Divide the spinach mixtures into 6 equal portions, and spread on one side of each circle, leaving a 1/2 inch border, then fold the dough over the filling. Pinch and crimp the edges to seal. Cut a 1 inch vent in each, and bake until golden, about 14 minutes.

Serve with marinara for dipping.

Sunday, February 12, 2012

Asian Baby-Back Ribs with Udon Salad

I am trying SO hard to get better at meal planning! This is the 1st entry. I got this recipe from Real Simple Magazine. The ribs turned out really good. The noodles - Ben wasn't crazy about but weren't too bad. I want to keep this recipe around for the ribs!

Asian Baby-Back Ribs with Udon Salad

Ingredients
1/3 cup soy sauce
1/2 cup packed light brown sugar
2 TBSP rice vinegar
2 TBSP cornstarch
1 tsp toasted sesame oil
1 1 inch piece of fresh ginger, peeled & sliced
1/4 to 1/2 tsp cayenne pepper
4 lbs. Baby Back ribs, cut into 8 pieces
1 8.8 oz package udon noodles
1 bunch radishes (about 8), halved & sliced
1/4 cup fresh cilantro
4 scallions, sliced

Directions
In a 4-6 qt slow cooker, mix together the soy sauce, sugar, vinegar, cornstarch, oil, ginger, cayenne. Add the ribs and turn to coat.
(I doubled the sauce & added the other 1/2, 1/2 way through cooking)

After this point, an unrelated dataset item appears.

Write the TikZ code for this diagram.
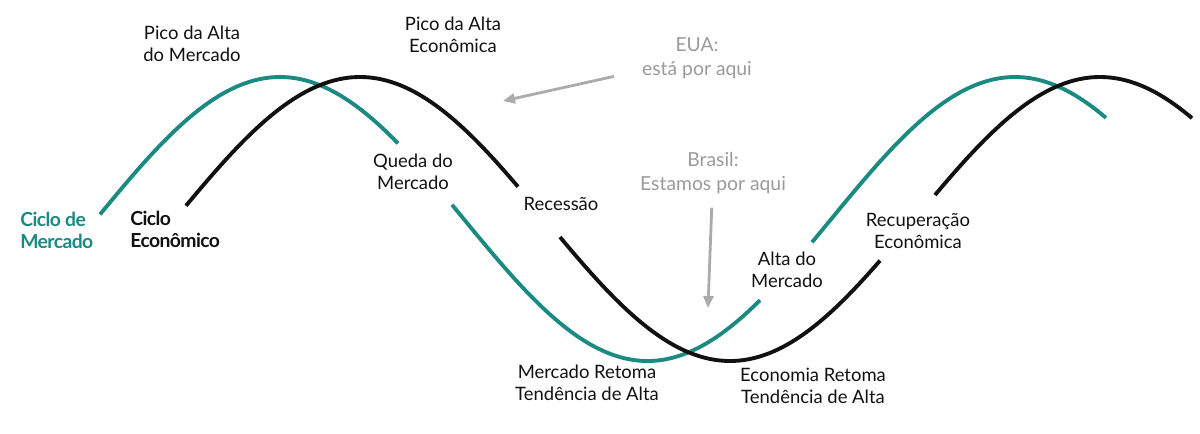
\documentclass[tikz,border=0pt]{standalone}
\usepackage{fontspec}
\setmainfont{Lato}
\newfontfamily\keyfont{Lato}[LetterSpace=-3]
\usetikzlibrary{arrows.meta,positioning}
\definecolor{mkt}{HTML}{1B8A80}
\definecolor{eco}{HTML}{111111}
\definecolor{note}{HTML}{9A9A9A}
\definecolor{pointer}{HTML}{ABABAB}
\tikzset{
  lbl/.style={align=center,font=\fontsize{10.5}{12.5}\selectfont,text=eco,inner sep=2pt},
  notelbl/.style={align=center,font=\fontsize{11}{13.6}\selectfont,text=note,inner sep=2pt},
  keylbl/.style={align=left,font=\keyfont\bfseries\fontsize{11}{12.5}\selectfont,inner sep=0pt},
  mktline/.style={draw=mkt,line width=2.2pt},
  ecoline/.style={draw=eco,line width=2.2pt},
  grayarr/.style={-{Triangle[length=2.4mm,width=2mm]},line width=1.6pt,draw=pointer},
  % 360/735 and 360/740 degrees per pixel
  declare function={mktwave(\t)=219-142*cos((\t-280)*0.489796);
                    ecowave(\t)=219-142*cos((\t-360)*0.486486);}
}

\begin{document}
\begin{tikzpicture}[x=0.02cm,y=-0.02cm]
    \path[use as bounding box] (0,0) rectangle (1200,433);

    % market cycle
    \draw[mktline,domain=100:398,samples=60,smooth,variable=\x] plot (\x,{mktwave(\x)});
    \draw[mktline,domain=452:760,samples=60,smooth,variable=\x] plot (\x,{mktwave(\x)});
    \draw[mktline,domain=812:1106,samples=60,smooth,variable=\x] plot (\x,{mktwave(\x)});

    % economic cycle
    \draw[ecoline,domain=186:518,samples=60,smooth,variable=\x] plot (\x,{ecowave(\x)});
    \draw[ecoline,domain=560:880,samples=60,smooth,variable=\x] plot (\x,{ecowave(\x)});
    \draw[ecoline,domain=935:1192,samples=60,smooth,variable=\x] plot (\x,{ecowave(\x)});

    \node[keylbl,text=mkt,anchor=west] (mktkey) at (20,230) {Ciclo de\\Mercado};
    \node[keylbl,text=eco,anchor=west] (ecokey) at (130,229) {Ciclo\\Econômico};

    \node[lbl] (mktpeak) at (192,44) {Pico da Alta\\do Mercado};
    \node[lbl] (ecopeak) at (453,35) {Pico da Alta\\Econômica};
    \node[lbl] (mktfall) at (413,172) {Queda do\\Mercado};
    \node[lbl] (recess) at (561,204) {Recessão};
    \node[lbl] (mktrise) at (787,270) {Alta do\\Mercado};
    \node[lbl] (ecorec) at (918,231) {Recuperação\\Econômica};
    \node[lbl] (mktturn) at (587,383) {Mercado Retoma\\Tendência de Alta};
    \node[lbl] (ecoturn) at (813,386) {Economia Retoma\\Tendência de Alta};

    \node[notelbl] (eua) at (697,58) {EUA:\\está por aqui};
    \node[notelbl] (brasil) at (713,173) {Brasil:\\Estamos por aqui};

    \coordinate (euahere) at (503,101);
    \coordinate (brhere) at (708,308);
    \draw[grayarr,shorten <=5mm] (eua) -- (euahere);
    \draw[grayarr,shorten <=2mm] (brasil) -- (brhere);
  \end{tikzpicture}
\end{document}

Cover and cook until the ribs are tender, on low for 6 to 7 hours or on high for 3 to 4 hours

Twenty minutes before serving, heat broiler. Place the ribs, meaty-side up, on a foil lined baking sheet. Strain the cooking liquid from the slow cooker to a medium bowl. Brush the meaty side of the ribs with half the cooking liquid and broil, basting twice with the pan juices, until shiny and glazed, 3 to 4 minutes.

Meanwhile, cook the noodles according to the package directions. Drain and run under cold water to cool. Add the noodles to the bowl of remaining cooking liquid from the slow cooker and toss with the radishes, cilantro, and scallions.